Im Tessin auf abgelegenen Pfaden

In Gedanken an diese Zeit verweilen wir bei einem stilechten Kaffee und kullern danach wie eine Murmel durch Dutzende Kehren hinab bis in die Piottinoschlucht, vorbei an den noch viel älteren Überresten der Säumerpfade, und nähern uns langsam Biasca. Leider ist aber auf der alten Brücke die noch bis 1970 in den Ort führte keine Durchfahrt mehr möglich.

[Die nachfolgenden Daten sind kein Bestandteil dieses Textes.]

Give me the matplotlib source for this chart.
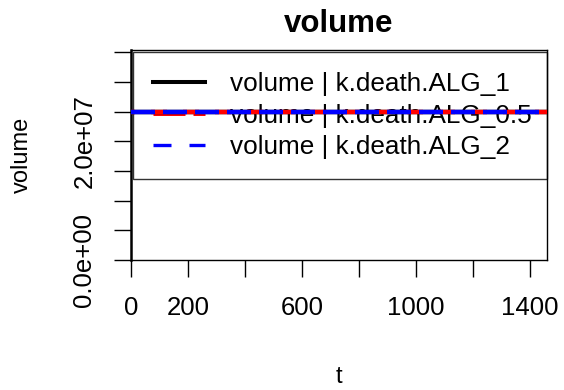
import matplotlib
matplotlib.use("Agg")
import matplotlib.pyplot as plt
from matplotlib.lines import Line2D
from matplotlib.ticker import FixedLocator, FixedFormatter

plt.rcParams['font.family'] = ['Liberation Sans', 'DejaVu Sans']

# data (all three runs sit at the same level)
t = [0, 1460]
vol_alg_1 = [2.5e7, 2.5e7]
vol_alg_05 = [2.5e7, 2.5e7]
vol_alg_2 = [2.5e7, 2.5e7]
series_labels = ['volume | k.death.ALG_1', 'volume | k.death.ALG_0.5', 'volume | k.death.ALG_2']

x_ticks = [0, 200, 400, 600, 800, 1000, 1200, 1400]
x_tick_labels = ['0', '200', '', '600', '', '1000', '', '1400']
y_ticks = [0, 5e6, 1e7, 1.5e7, 2e7, 2.5e7, 3e7, 3.5e7]
y_tick_labels = ['0.0e+00', '', '', '', '2.0e+07', '', '', '']

fig = plt.figure(figsize=(5.64, 3.90), dpi=100)
ax = fig.add_axes([131/564, 130/390, 416/564, 210/390])

# data lines: black underneath, red fills the gaps of the blue dashes
ax.plot(t, vol_alg_1, color='black', lw=3.2, zorder=3)
ax.plot(t, vol_alg_05, color='red', lw=3.2, linestyle=(2.7, (3.6, 3.6)), zorder=3)
ax.plot(t, vol_alg_2, color='blue', lw=3.2, linestyle=(0, (5.4, 1.8)), zorder=3)

ax.set_xlim(0, 1460)
ax.set_ylim(0, 3.54e7)

ax.xaxis.set_major_locator(FixedLocator(x_ticks))
ax.xaxis.set_major_formatter(FixedFormatter(x_tick_labels))
ax.yaxis.set_major_locator(FixedLocator(y_ticks))
ax.yaxis.set_major_formatter(FixedFormatter(y_tick_labels))
ax.tick_params(axis='x', length=12, width=1, labelsize=18.5, pad=14)
ax.tick_params(axis='y', length=12, width=1, labelsize=18.5, pad=13)
for lab in ax.get_yticklabels():
    lab.set_rotation(90)
    lab.set_va('center')

for sp in ax.spines.values():
    sp.set_linewidth(1.0)
ax.spines['left'].set_linewidth(1.8)

ax.set_title('volume', fontsize=22.5, fontweight='bold', pad=13)
ax.set_xlabel('t', fontsize=17)
ax.xaxis.label.set_va('baseline')
ax.xaxis.set_label_coords(0.5, (260 - 383) / 210)
ax.set_ylabel('volume', fontsize=17)
ax.yaxis.label.set_va('baseline')
ax.yaxis.set_label_coords((28 - 131) / 416, 0.5)

# legend keys drawn as in the original (thicker red key)
handles = [
    Line2D([], [], color='black', lw=2.9),
    Line2D([], [], color='red', lw=3.6, linestyle=(0, (6.4, 1.6))),
    Line2D([], [], color='blue', lw=2.4, linestyle=(0, (5.4, 5.4))),
]
leg = ax.legend(handles, series_labels, loc='upper left',
                bbox_to_anchor=(0.005, 0.99, 0.995, 0), mode='expand',
                borderaxespad=0, fontsize=18.8, frameon=True, fancybox=False,
                borderpad=0.75, labelspacing=0.3, handlelength=2.0,
                handletextpad=0.95)
leg.get_frame().set_edgecolor('black')
leg.get_frame().set_facecolor('none')
leg.get_frame().set_linewidth(1.0)
leg.set_zorder(1)

fig.savefig('out.png', dpi=100)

Auch auf der Südseite ist das Bild dasselbe in den Dörfern; dunkle Schaufenster blicken zu vergilbten Hotelschildern auf der Strassenseite gegenüber. Fluch und Segen der Autobahn liegen allerorten nah beieinander; einerseits endlich Ruhe, jedoch schon fast zu ruhig. Aber; das eine oder andere Dorf nutzte die Gunst, klopfte sich den Feinstaub von den Fensterläden und richtete gemütliche und ansehnliche Cafés oder Pensionen ein, die auf einen Besuch einladen. Uns jedoch rinnt neben den Jahrzehnten auch die ganz reale Echtzeit unter den Rädern weg und so kippen wir in der atmosphärischen Altstadt von Bellinzona nur rasch einen Espresso in den Hals und nehmen die Zielgerade in Angriff.

Grandezza in Locarno, Minigolf in Ascona

Mit offenem Schiebedach durch Locarno…herrlich! Die Seeluft, Palmen und ein Hauch von 50er-Jahre Filmstars in Grandhotels, ehemalige Grandezza und - in Ascona dann einen Stop bei der ältesten (1954) Minigolfanlage der Schweiz. DER Geheimtip schlechthin übrigens...

«Wenn der Vater mit dem Sohne einmal ausgeht…», sang Heinz Rühmann einst im gleichnamigen Film. Nur einen Steinwurf von der Stelle entfernt wo wir unser Nachtessen einnehmen, tuckerte er mit seinem Wohnwagen über die Uferpromenade gen Süden, wohl wissend, dass seine kleine Freiheit nicht ewig dauern würde. Aber genommen hat er sie sich!

«...und dann keiner- gern nach Haus geht!»